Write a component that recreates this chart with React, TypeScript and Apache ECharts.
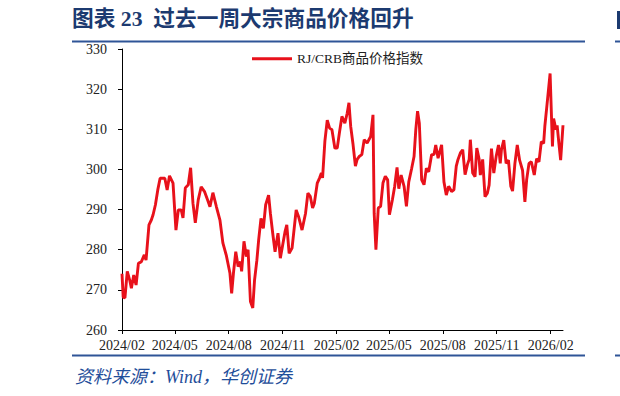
import React, { useEffect, useRef } from "react";
import * as echarts from "echarts";

const dayOffsets: number[] = [
  0, 2, 5, 9, 13, 16, 20, 24, 28, 33, 38, 41, 46, 50, 53, 57, 61, 65, 73, 77,
  81, 87, 92, 96, 101, 104, 108, 113, 117, 121, 125, 130, 135, 141, 146, 150, 155, 161, 167, 172,
  178, 184, 187, 190, 194, 198, 202, 204, 208, 212, 215, 219, 223, 226, 230, 233, 237, 241, 245, 250,
  253, 257, 261, 266, 270, 274, 278, 281, 285, 290, 297, 301, 307, 313, 317, 321, 325, 328, 333, 337,
  340, 342, 346, 350, 354, 358, 363, 367, 371, 375, 380, 384, 387, 390, 394, 398, 401, 405, 409, 413,
  418, 424, 428, 430, 433, 437, 441, 445, 449, 453, 456, 461, 465, 469, 472, 476, 481, 485, 489, 494,
  498, 501, 504, 507, 511, 515, 519, 523, 528, 532, 535, 539, 545, 549, 553, 557, 562, 566, 570, 573,
  577, 581, 585, 589, 592, 594, 598, 602, 605, 609, 611, 615, 619, 623, 626, 630, 634, 638, 642, 645,
  647, 651, 655, 659, 663, 666, 670, 674, 678, 683, 687, 690, 694, 698, 703, 707, 711, 715, 719, 721,
  725, 730, 734, 736, 740, 742, 745, 748, 752,
];

// RJ/CRB commodity index values
const indexValues: number[] = [
  274.0, 268.2, 268.0, 274.6, 272.5, 270.4, 273.7, 271.2, 276.6, 277.0, 278.7, 277.4, 286.2, 287.4, 288.7, 291.2, 294.9, 297.8, 297.8, 294.9,
  298.4, 296.6, 284.9, 289.9, 289.9, 287.9, 295.4, 296.2, 300.4, 291.6, 286.7, 292.4, 295.7, 294.4, 292.4, 290.7, 294.2, 290.7, 287.4, 281.7,
  278.5, 274.2, 269.1, 274.1, 279.5, 275.8, 277.0, 274.6, 282.1, 278.3, 280.0, 267.1, 265.5, 272.4, 277.4, 282.4, 287.8, 285.3, 291.2, 293.6,
  289.1, 284.1, 279.5, 284.1, 277.9, 281.2, 284.5, 286.2, 279.1, 280.4, 289.9, 288.3, 284.9, 289.1, 294.1, 293.3, 290.4, 291.6, 296.6, 297.9,
  299.1, 297.9, 307.1, 312.3, 310.3, 309.9, 305.3, 305.3, 309.4, 313.2, 311.5, 314.0, 316.6, 310.7, 306.2, 300.8, 302.5, 303.3, 303.7, 307.4,
  306.6, 308.2, 313.6, 289.1, 280.0, 290.4, 290.8, 296.6, 298.3, 297.4, 288.7, 292.4, 295.8, 300.5, 295.2, 298.6, 295.8, 290.8, 296.9, 300.3,
  303.2, 309.9, 314.5, 311.5, 297.4, 296.2, 300.3, 299.4, 303.7, 303.7, 306.1, 302.8, 306.1, 296.9, 293.6, 295.8, 294.5, 294.9, 300.8, 302.5,
  304.1, 304.9, 298.7, 301.2, 302.5, 307.4, 299.1, 298.2, 305.3, 302.5, 298.6, 302.5, 293.2, 294.1, 296.1, 305.2, 299.1, 303.2, 306.1, 301.5,
  304.9, 307.3, 301.5, 302.3, 295.8, 294.6, 301.5, 306.1, 302.3, 299.8, 291.9, 297.4, 301.5, 301.9, 298.6, 302.7, 301.9, 306.9, 306.5, 310.7,
  316.5, 323.9, 305.7, 312.7, 309.9, 311.0, 306.5, 302.3, 311.0,
];

const startDate = "2024-02-01";
const totalDays = 753;
const tickMonths = ["02", "05", "08", "11"];
const seriesName = "RJ/CRB商品价格指数";
const titleText = "图表 23  过去一周大宗商品价格回升";
const sourceText = "资料来源：Wind，华创证券";

function buildCategories(): string[] {
  const base = Date.parse(startDate + "T00:00:00Z");
  const out: string[] = [];
  for (let i = 0; i < totalDays; i++) {
    const d = new Date(base + i * 86400000);
    const y = d.getUTCFullYear();
    const m = String(d.getUTCMonth() + 1).padStart(2, "0");
    const dd = String(d.getUTCDate()).padStart(2, "0");
    out.push(`${y}/${m}/${dd}`);
  }
  return out;
}

export default function App() {
  const ref = useRef<HTMLDivElement>(null);

  useEffect(() => {
    if (!ref.current) return;
    const chart = echarts.init(ref.current, undefined, { renderer: "svg" });
    const categories = buildCategories();
    const isTick = (_i: number, v: string) => {
      const parts = String(v).split("/");
      return parts[2] === "01" && tickMonths.includes(parts[1]);
    };
    const navy = "#1c3a70";
    const rule = "#2f5597";
    const red = "#e8111b";
    chart.setOption({
      animation: false,
      backgroundColor: "#ffffff",
      grid: { left: 122, right: 57, top: 49, bottom: 66, containLabel: false },
      legend: {
        left: 247,
        top: 47,
        icon: "rect",
        itemWidth: 40,
        itemHeight: 3,
        itemGap: 10,
        textStyle: {
          fontFamily: "'Liberation Serif', 'Noto Sans CJK SC'",
          fontSize: 13.5,
          color: "#222",
        },
        data: [seriesName],
      },
      xAxis: {
        type: "category",
        data: categories,
        boundaryGap: false,
        axisLine: { show: true, lineStyle: { color: "#000", width: 1 } },
        axisTick: { show: true, interval: isTick, length: 4, lineStyle: { color: "#000" } },
        axisLabel: {
          show: true,
          interval: isTick,
          formatter: (v: string) => v.slice(0, 7),
          fontFamily: "'Liberation Serif'",
          fontSize: 14,
          color: "#222",
          margin: 8,
        },
        splitLine: { show: false },
      },
      yAxis: {
        type: "value",
        min: 260,
        max: 330,
        interval: 10,
        axisLine: { show: true, lineStyle: { color: "#000", width: 1 } },
        axisTick: { show: true, length: 4, lineStyle: { color: "#000" } },
        axisLabel: {
          fontFamily: "'Liberation Serif'",
          fontSize: 14,
          color: "#222",
          margin: 15,
        },
        splitLine: { show: false },
      },
      series: [
        {
          name: seriesName,
          type: "line",
          symbol: "none",
          data: dayOffsets.map((d, i) => [d, indexValues[i]]),
          lineStyle: { color: red, width: 2.9 },
          itemStyle: { color: red },
        },
      ],
      graphic: [
        {
          type: "text",
          left: 72,
          top: 8,
          style: {
            text: titleText,
            fontFamily: "'Liberation Serif', 'Noto Sans CJK SC'",
            fontWeight: "bold",
            fontSize: 21.7,
            fill: navy,
          },
        },
        {
          type: "rect",
          shape: { x: 617, y: 11, width: 3, height: 18 },
          style: { fill: navy },
        },
        {
          type: "line",
          shape: { x1: 72, y1: 41.5, x2: 585, y2: 41.5 },
          style: { stroke: rule, lineWidth: 2 },
        },
        {
          type: "line",
          shape: { x1: 615, y1: 41.5, x2: 620, y2: 41.5 },
          style: { stroke: rule, lineWidth: 2 },
        },
        {
          type: "line",
          shape: { x1: 72, y1: 355.5, x2: 585, y2: 355.5 },
          style: { stroke: rule, lineWidth: 2 },
        },
        {
          type: "line",
          shape: { x1: 615, y1: 355.5, x2: 620, y2: 355.5 },
          style: { stroke: rule, lineWidth: 2 },
        },
        {
          type: "text",
          left: 75,
          top: 368,
          style: {
            text: sourceText,
            fontFamily: "'Liberation Serif', 'Noto Sans CJK SC'",
            fontStyle: "italic",
            fontSize: 18,
            fill: "#1f4e9a",
          },
        },
      ],
    });
    return () => chart.dispose();
  }, []);

  return (
    <div
      ref={ref}
      style={{ position: "fixed", left: 0, top: 0, width: 620, height: 396 }}
    />
  );
}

#####

• [What you will do]:
Pictures are excluded; extract exactly the lines from the start of the data through the line that holds "import * as", both ends included.

• [Result of the exercise]:
Write a component that recreates this chart with React, TypeScript and Apache ECharts.
import React, { useEffect, useRef } from "react";
import * as echarts from "echarts";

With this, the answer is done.